Liberman, Mattis discuss ‘regional strategy’ amid Golan Heights unrest

Defense Minister Avigdor Liberman met Tuesday with his American counterpart James Mattis to discuss “regional strategy” and the ongoing cooperation between the Israeli and US militaries Tuesday, amid spiraling tensions between Israel and Syria.

The past three days have seen three incidents of errant shells fired from Syria that landed in Israel. The IDF has responded with force, targeting installations of the Syrian army, which Israel holds responsible for all incidents originating from Syrian soil.

Mattis and Liberman discussed “regional strategy and the ongoing cooperation between the Israeli and US defense agencies,” Liberman’s office said in a statement.

The defense chiefs met in on the sidelines of the annual Munich Security Conference, set his year to focus on the Syrian conflict, in their fourth confab since Mattis took office just four months ago.

In April, Mattis visited Israel for meetings with Defense Ministry and IDF officials as part of a six-country Middle East tour that included Egypt and Saudi Arabia.

Israel and the US have long had close strategic ties, with Washington providing Israel more than $3 billion per year in defense aid and US President Donald Trump pledging unstinting support for the country.

Israeli soldiers patrol near the border with Syria after projectiles fired from the war-torn country hit the Israeli Golan Heights on June 24, 2017. (AFP PHOTO / JALAA MAREY)

Liberman said on Monday that Israel has “no intention of launching a military operation” against Syria or rebel groups operating within it even as tensions have spiraled. “If you read the newspapers it seems that we have many prophets predicting a hot summer,” the defense minister said. “Let me be clear once again: We have no intention of initiating a military operation, neither in the north nor in the south.”

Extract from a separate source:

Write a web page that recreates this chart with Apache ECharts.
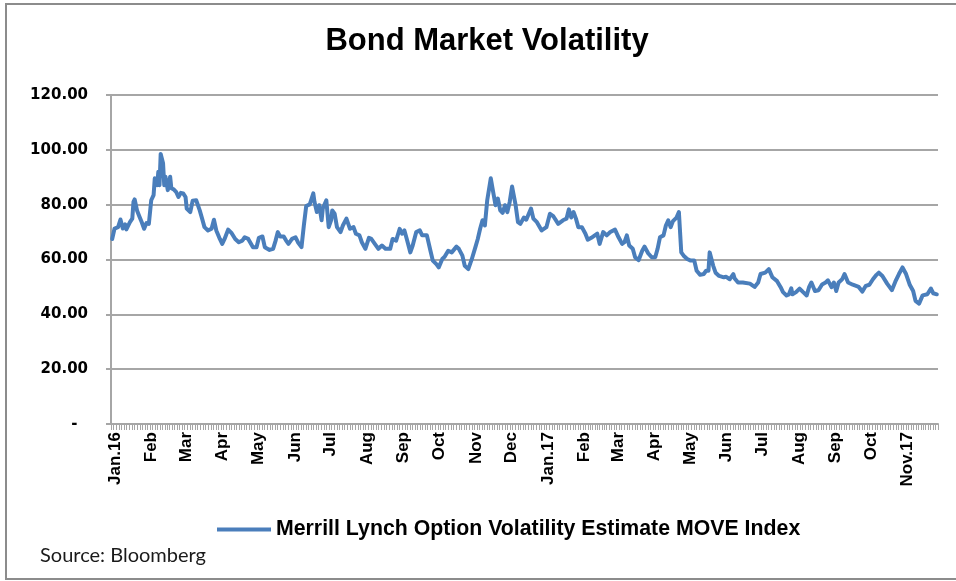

But Liberman said that despite the military establishment’s hope for calm on Israel’s borders, it will not tolerate any provocations, even accidental fire that spills over from a neighboring conflict.

Defense Minister Avigdor Liberman at a meeting of the Defense and Foreign Affairs Committee at the Knesset, on June 26, 2017. (Yonatan Sindel/Flash90)

“We won’t hold back if necessary and when needed we will respond with all our might,” he said. “Anyone that wants to turn Syria into an Iranian base against Israel should think again.”

Before meeting Liberman, Mattis told journalists that the US would not be drawn into Syria’s civil war, despite an increasingly complicated battle space that has seen US warplanes down pro-regime aircraft. The US-led coalition was determined to keep a strict focus on fighting the Islamic State group, he said.

We won’t fire “unless they are the enemy, unless they are ISIS,” Mattis said during an impromptu press conference, using an acronym for the jihadist Islamic State organization. “We just refuse to get drawn into a fight there in the Syria civil war. We try to end that one through diplomatic engagement.”

His comments came shortly before White House spokesman Sean Spicer issued a statement saying President Bashar Assad’s regime may be preparing for a chemical attack against civilians and warning that the Syrian military would pay a “heavy price” if it took such action.

Smoke rises from buildings following a reported air strike on a rebel-held area in the southern Syrian city of Daraa, on June 14, 2017. (AFP/Mohamad Abazeed)

Coalition forces on the ground have accused pro-regime fighters of targeting them in recent weeks, as they shot down two Iran-made attack drones and a Syrian fighter jet.

“If somebody comes after us, bombs us or takes a heading on us or fires on us, then under legitimate self-defense we’ll do whatever we have to do to stop it,” Mattis said.

The coalition has been active in Syria since late 2014, bombing IS targets and training local fighters to conduct ground assaults against the group.